Sachiko Shoji

vertical emptiness (volume of strings) / Fukuoka Art Museum, Fukuoka Japan 
In Search of Critical Imagination/ Fukuoka Art Museum, Fukuoka Japan
2014.1.5 – 2.23

Coming face-to-face with Onishi Yasuaki’s works, we cannot help but be swallowed up by the lucidity of his concepts and the overwhelming power of his creations, born out of materials that have no original form. For example, in Onishi’s Reverse of Volume series, polyethylene sheets are suspended from the ceiling using black adhesive (hot bond), giving the cardboard and furniture accumulated in the production process the appearance of a transparent mountain ridge. This structure, literally displaying the reverse side of the works, allows us to look up at the hanging polyethylene sheets. Encountering something unfamiliar thing or experiencing the unknown inevitably leads us to a sense of deja vu (knowing). At the same time, metaphors have no meaning to Onishi. He does not intend to reproduce anything. This fact leaves the viewer even more bewildered.

As Onishi explained to me in the past, underlying all of his work is, in a word, the desire to “show remains.” As for what exactly these remains represent, the answer is eloquently conveyed by an early work from 2001 titled Gawa (Ring). By arranging some logs in a circular shape, covering them with steel sheets, and burning the structure until the wood was reduced to ashes, Onishi turned the steel remains, embodying the disappeared material, into a work. After studying sculpture in university, Onishi found that the ultimate destination in his work was remains. Since 2002, he has made photographic works by repeatedly tracing the shape of a space or object with fluorescent-painted ropes or laser pointers to create a single image in works such as mountain room and two sights. vessels 2, which make use of multiple- or time-lapse exposures; and Thing of Darkness 8, in which he captured sparks flying off a grinder that he used to make a frame out of metal piping. While these works are photographs, they also represent the act of tracing the shape of an existing space, object or surface, and thus result in the desired form of “remains.” Since traces of a repeated act are etched into the work, it might be easier to refer to them as “traces” rather than “remains.” Whether they take the form of a photograph, or display aspects of an installation by temporarily appearing in a space, the works, engraved with actions, are Onishi’s “sculptures.” Thus, in the new adhesive-based style he has developed in recent years, the adhesive was necessary not for its function of connecting two things together, but for visualizing the traces/remains of action and time in the production process. In fact, adhesive seems to be the optimal material. The characteristically and mind-numbingly repetitious work Onishi performs and the accumulation of time involved in stamping the lines of adhesive into his works are brilliantly expressed through his choice of materials. Moreover, by adding uncontrollable elements like burning, gravity, and crystallization, Onishi arrives at a creative expression that exceeds his imagination.

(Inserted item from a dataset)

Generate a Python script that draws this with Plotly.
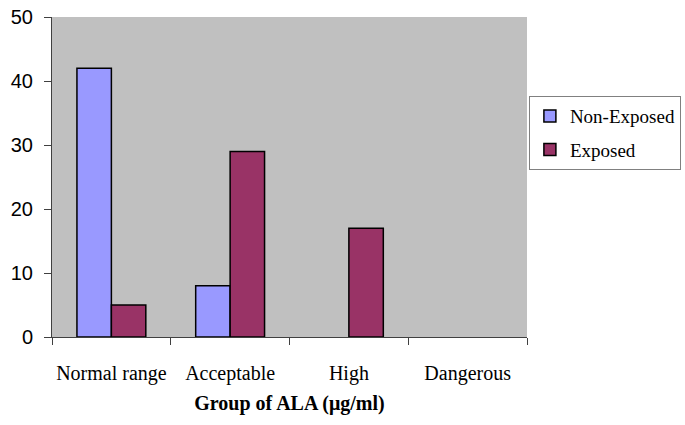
import plotly.graph_objects as go

categories = ["Normal range", "Acceptable", "High", "Dangerous"]
non_exposed = [42, 8, 0, 0]
exposed = [5, 29, 17, 0]
y_ticks = [0, 10, 20, 30, 40, 50]


def hide_zero(vals):
    return [v if v else None for v in vals]


fig = go.Figure()
fig.add_trace(go.Bar(x=categories, y=hide_zero(non_exposed), name="Non-Exposed",
                     legendgroup="a",
                     marker=dict(color="#9999FF", line=dict(color="black", width=1.5))))
fig.add_trace(go.Bar(x=categories, y=hide_zero(exposed), name="Exposed",
                     legendgroup="b",
                     marker=dict(color="#993366", line=dict(color="black", width=1.5))))

fig.update_layout(
    width=685, height=425,
    margin=dict(l=52, r=158, t=17, b=88, autoexpand=False),
    plot_bgcolor="#C0C0C0",
    paper_bgcolor="white",
    barmode="group",
    bargap=0.42, bargroupgap=0,
    legend=dict(x=1.004, y=0.753, xanchor="left", yanchor="top",
                bgcolor="white", bordercolor="#808080", borderwidth=1,
                font=dict(family="Liberation Serif", size=19, color="black"),
                traceorder="grouped", tracegroupgap=6, itemwidth=30),
    xaxis=dict(
        automargin=False,
        showline=True, linecolor="#404040", linewidth=1,
        ticks="outside", ticklen=7, tickcolor="#404040", tickson="boundaries",
        tickangle=0,
        tickfont=dict(family="Liberation Serif", size=20, color="black"),
        ticklabelstandoff=18,
        title=dict(text="<b>Group of ALA (μg/ml)</b>",
                   font=dict(family="Liberation Serif", size=20, color="black"),
                   standoff=11),
        showgrid=False,
    ),
    yaxis=dict(
        automargin=False,
        range=[0, 50], tickvals=y_ticks, ticktext=[str(v) for v in y_ticks],
        showline=True, linecolor="#404040", linewidth=1,
        ticks="outside", ticklen=7, tickcolor="#404040",
        tickfont=dict(family="Liberation Sans", size=20, color="black"),
        ticklabelstandoff=7, ticklabeloverflow="allow",
        showgrid=False, zeroline=False,
    ),
)

fig.write_html("out.html", config={"displayModeBar": False},
               post_script="document.body.style.margin='0';")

The work vertical emptiness (volume of strings), included in this exhibition, was first shown as part of the vertical emptiness series at Kyoto Art Center in the summer of 2013. In the Kyoto exhibit, tree branches were suspended from the ceiling with transparent adhesive hanging down from them to make a connection with the ground. The urea sprayed over the structure crystalized and created a white world resembling a snowscape. In the massive vertical emptiness (volume of strings) in this exhibition, transparent adhesive droops down to cover countless braided vinyl ropes hanging from the ceiling, and are in turn enveloped in urea crystals. The traces/remains of innumerable actions extend down to eye level and are expressed through lines and gaps. The work provides a visual experience that would be unthinkable in a normal sculpture, allowing us to peer into the back of the structure between the gaps from, as Onishi puts it, a “fly’s view.” In untitled, created by coating boards with black adhesive, the adhesive vividly etches traces of Onishi’s actions into the work. In contrast to the sculptures in the vertical emptiness series, which temporarily appear and then disappear after a fixed period, this work, which accumulates more black adhesive and graphite each time it is shown, retains its shape as remains while also constantly changing.